Triggered by RHEL5 which switched from jiffies clocksource to gettimeofday() BTW, why? According to ANK this should work poorly, since gettimeofday can take as much as 100 microseconds...

Bug #86375.


Patch from Pavel Emelianov <>
[PATCH] BC: fix several issues in /proc/bc

find /proc/bc doesn't work with several errors reported.

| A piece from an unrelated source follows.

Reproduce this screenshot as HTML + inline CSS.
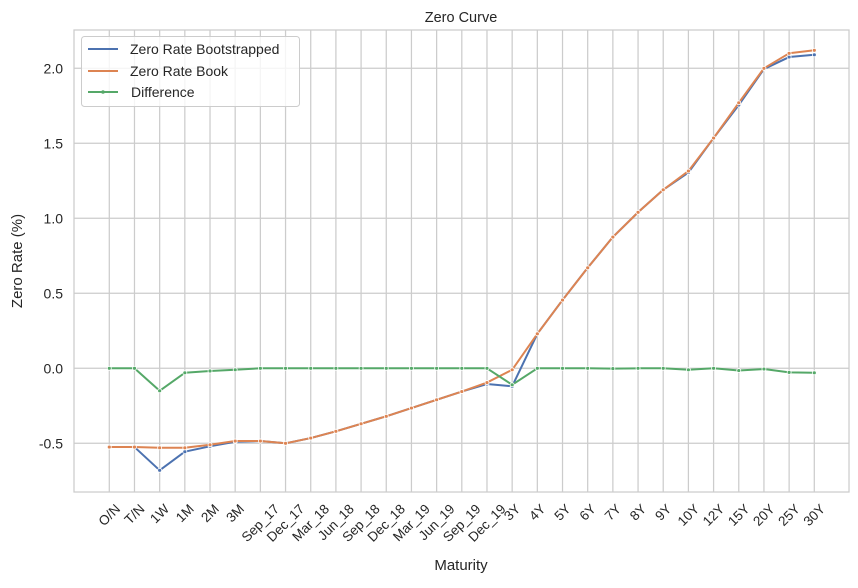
<!DOCTYPE html>
<html><head><meta charset="utf-8"><style>
body{margin:0;background:#fff;font-family:"Liberation Sans",Arial,sans-serif;}
svg text{font-family:"Liberation Sans",Arial,sans-serif;fill:#262626;}
</style></head><body>
<svg id="chart" width="858" height="583" xmlns="http://www.w3.org/2000/svg">
<rect width="858" height="583" fill="#fff"/>
<g id="grid"></g>
<g id="series"></g>
<rect x="74" y="30" width="775" height="462" fill="none" stroke="#cccccc" stroke-width="1.25"/>
<text x="461" y="22" font-size="14.5" text-anchor="middle">Zero Curve</text>
<text x="461" y="570" font-size="15" text-anchor="middle">Maturity</text>
<text transform="translate(22,261) rotate(-90)" font-size="15" text-anchor="middle">Zero Rate (%)</text>
<g id="xticks"></g><g id="yticks"></g>
<g>
<rect x="81.5" y="36.5" width="218" height="70" rx="3" fill="#fff" fill-opacity="0.8" stroke="#cccccc"/>
<g><line x1="88" y1="49" x2="118" y2="49" stroke="#4c72b0" stroke-width="2"/><text x="130" y="54" font-size="14">Zero Rate Bootstrapped</text></g>
<g><line x1="88" y1="71" x2="118" y2="71" stroke="#dd8452" stroke-width="2"/><text x="130" y="76" font-size="14">Zero Rate Book</text></g>
<g><line x1="88" y1="92" x2="118" y2="92" stroke="#55a868" stroke-width="2"/><circle cx="103" cy="92" r="1.8" fill="#55a868"/><text x="131" y="97" font-size="14">Difference</text></g>
</g>
</svg>
<script>
const categories=["O/N","T/N","1W","1M","2M","3M","Sep_17","Dec_17","Mar_18","Jun_18","Sep_18","Dec_18","Mar_19","Jun_19","Sep_19","Dec_19","3Y","4Y","5Y","6Y","7Y","8Y","9Y","10Y","12Y","15Y","20Y","25Y","30Y"];
const bookValues=[-0.525,-0.525,-0.53,-0.53,-0.51,-0.485,-0.485,-0.50,-0.465,-0.42,-0.37,-0.32,-0.265,-0.21,-0.155,-0.095,-0.01,0.23,0.455,0.67,0.875,1.04,1.19,1.315,1.535,1.77,2.0,2.10,2.12];
const bootValues=[-0.525,-0.525,-0.68,-0.556,-0.52,-0.49,-0.485,-0.50,-0.465,-0.42,-0.37,-0.32,-0.265,-0.21,-0.155,-0.105,-0.12,0.23,0.455,0.67,0.875,1.04,1.19,1.305,1.535,1.755,1.995,2.075,2.09];
const diffValues=[0,0,-0.15,-0.03,-0.018,-0.01,0,0,0,0,0,0,0,0,0,0,-0.11,0,0,0,-0.002,0,0,-0.01,0,-0.015,-0.005,-0.027,-0.03];
const yTicks=[-0.5,0.0,0.5,1.0,1.5,2.0];
const NS="http://www.w3.org/2000/svg";
const x=i=>109.3+i*(814.3-109.3)/(categories.length-1);
const y=v=>368.3-v*150;
function mk(t,a,p){const e=document.createElementNS(NS,t);for(const k in a)e.setAttribute(k,a[k]);p.appendChild(e);return e;}
const grid=document.getElementById('grid'),xt=document.getElementById('xticks'),yt=document.getElementById('yticks'),ser=document.getElementById('series');
const FS=13.5;
categories.forEach((c,i)=>{
 const l=mk('line',{x1:x(i),x2:x(i),y1:30,y2:492,stroke:'#cccccc','stroke-width':1.25},grid);
 
 
 const t=mk('text',{x:0,y:0,'font-size':FS,'text-anchor':'middle','dominant-baseline':'central'},xt);
 t.textContent=c;
 
 
 const w=t.getComputedTextLength();
 const bh=(w+FS*0.75)/Math.SQRT2;
 t.setAttribute('transform',`translate(${x(i)},${503+bh/2}) rotate(-45)`);
});
yTicks.forEach(v=>{
 const l=mk('line',{x1:74,x2:849,y1:y(v),y2:y(v),stroke:'#cccccc','stroke-width':1.25},grid);
 
 
 const t=mk('text',{x:63,y:y(v)+5,'font-size':14,'text-anchor':'end'},yt);
 t.textContent=v.toFixed(1);
 
 
});
function draw(vals,color,name){
 const p=mk('polyline',{points:vals.map((v,i)=>x(i)+','+y(v)).join(' '),fill:'none',stroke:color,'stroke-width':2,'stroke-linejoin':'round'},ser);
 
 
 vals.forEach((v,i)=>{
  const c=mk('circle',{cx:x(i),cy:y(v),r:2,fill:color,stroke:'#fff','stroke-width':0.8},ser);
  
  
 });
}
draw(bootValues,'#4c72b0','bootstrapped');
draw(bookValues,'#dd8452','book');
draw(diffValues,'#55a868','difference');
</script>
</body></html>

  1. getdents() sometimes returns EOVERFLOW due to sign expansion in generated entries' inode numbers;
  2. bc and subbc have equal generated inode numbers;
  3. /proc/bc has broken (from find's POV) nlink count.

Fix it all.


Patch from Vitaliy Gusev <>
[PATCH] net: allow ethtool ops inside VE

This patch allows ethtool operations into VE with CAP_VE_NET_ADMIN capability.


Patch from Vitaliy Gusev <>
[PATCH] venet: compilation warning fix

label "out" is not used anymore. Fix the warning.


Patch from Denis Lunev <>
[PATCH] initialize ve0.op_sem earlier

ve0->op_sem has been initialized on vecalls modules loading, but nowdays can be used before vzmon during NFS initialization...

Bug #86869.


Patch from Alexey Dobriyan <>
[PATCH] ptrace: fix task->mm dereference out of task_lock()

Utrace code removed task_lock() around ->mm checks in ptrace_attach(), but ->mm->vps_dumpable continued to be checked without task_lock().